Dan terkadang, eh sering deh, itu tuh bikin sedih bangeeeeeeet. Seakan-akan gue punya kewajiban untuk selalu melakukan hal yang benar, untuk orang, padahal belum tentu buat diri gue sendiri itu benar. Seakan-akan gue punya kewajiban untuk mementingkan orang lain, padahal nggak jarang orang tersebut juga nggak mementingkan gue, ketika dia punya kepentingan sendiri. Dan ketika satu kali gue gagal atau gue nggak melakukan hal yang biasa gue lakukan, gue dianggap salah. Gue dianggap berubah.

Sometimes I feel so lonely. Selalu berusaha untuk ada bagi orang lain. But I craving the same things toooooooo. Gue juga pengen diperlakukan se-peduli, se-perhatian, se-sayang itu. Tapi kata teman gue lagi (yang bakalan gue ingat terus sampai nanti-nanti), bahwa setiap orang punya cara dan kapasitasnya masing-masing. Dan gue harus menerima itu.
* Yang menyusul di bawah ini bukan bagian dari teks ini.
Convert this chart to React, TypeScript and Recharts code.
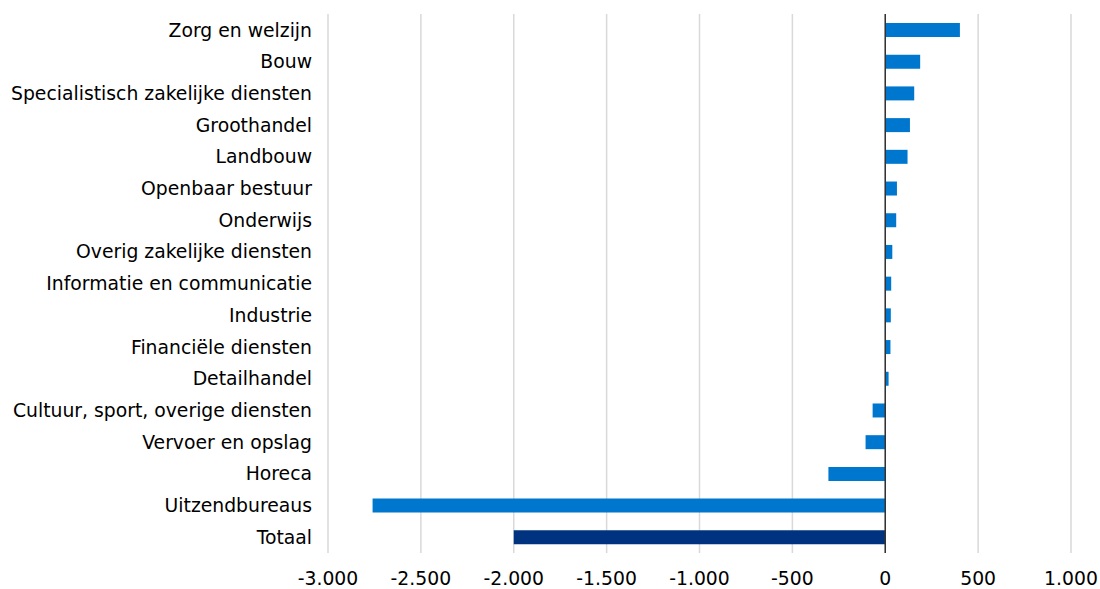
import {
  BarChart,
  Bar,
  Cell,
  XAxis,
  YAxis,
  CartesianGrid,
  ReferenceLine,
} from "recharts";

const CATEGORIES = [
  "Zorg en welzijn",
  "Bouw",
  "Specialistisch zakelijke diensten",
  "Groothandel",
  "Landbouw",
  "Openbaar bestuur",
  "Onderwijs",
  "Overig zakelijke diensten",
  "Informatie en communicatie",
  "Industrie",
  "Financiële diensten",
  "Detailhandel",
  "Cultuur, sport, overige diensten",
  "Vervoer en opslag",
  "Horeca",
  "Uitzendbureaus",
  "Totaal",
];

const VALUES = [
  402, 188, 156, 133, 120, 63, 59, 38, 32, 30, 28, 18, -68, -106, -306, -2760,
  -2000,
];

const X_TICKS = [-3000, -2500, -2000, -1500, -1000, -500, 0, 500, 1000];

const BAR_COLOR = "#0077CF";
const TOTAL_COLOR = "#00337F";
const FONT = "'DejaVu Sans', Verdana, sans-serif";
const FONT_SIZE = 18.8;

const data = CATEGORIES.map((name, i) => ({ name, value: VALUES[i] }));

// Dutch number format: dot as thousands separator
const formatNl = (v: number) =>
  (v < 0 ? "-" : "") +
  Math.abs(v)
    .toString()
    .replace(/\B(?=(\d{3})+(?!\d))/g, ".");

export default function App() {
  return (
    <div style={{ position: "absolute", left: 0, top: 0, background: "#fff" }}>
      <BarChart
        width={1100}
        height={589}
        data={data}
        layout="vertical"
        margin={{ top: 14, right: 29, left: 0, bottom: 0 }}
        barCategoryGap={0}
      >
        <CartesianGrid
          horizontal={false}
          stroke="#D9D9D9"
          strokeWidth={1.5}
        />
        <XAxis
          type="number"
          domain={[-3000, 1000]}
          ticks={X_TICKS}
          tickFormatter={formatNl}
          axisLine={false}
          tickLine={false}
          tickSize={0}
          tickMargin={19}
          height={36}
          interval={0}
          tick={{ fontSize: FONT_SIZE, fill: "#000", fontFamily: FONT }}
        />
        <YAxis
          type="category"
          dataKey="name"
          width={328}
          axisLine={false}
          tickLine={false}
          tickSize={0}
          tickMargin={16}
          interval={0}
          tick={{ fontSize: FONT_SIZE, fill: "#000", fontFamily: FONT }}
        />
        <Bar dataKey="value" barSize={14} isAnimationActive={false}>
          {data.map((d, i) => (
            <Cell
              key={d.name}
              fill={i === data.length - 1 ? TOTAL_COLOR : BAR_COLOR}
            />
          ))}
        </Bar>
        <ReferenceLine x={0} stroke="#333333" strokeWidth={1.5} />
      </BarChart>
    </div>
  );
}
Begitu juga gue harus menerima diri gue sendiri, bahwa gue nggak harus kok untuk selalu terlihat baik-baik, menerima, menyenangkan, mengerti, dll, di depan orang. Ada saatnya gue punya prioritas, keinginan, kemauan, dan kemampuan gue sendiri.

Jadiiii, my dear stubborn self, tolong diingat-ingat yah ini (dan bukan cuma diingat, tapi dilakuin!):
"Keep doing good thing, but don't forget that you don't need to do everything."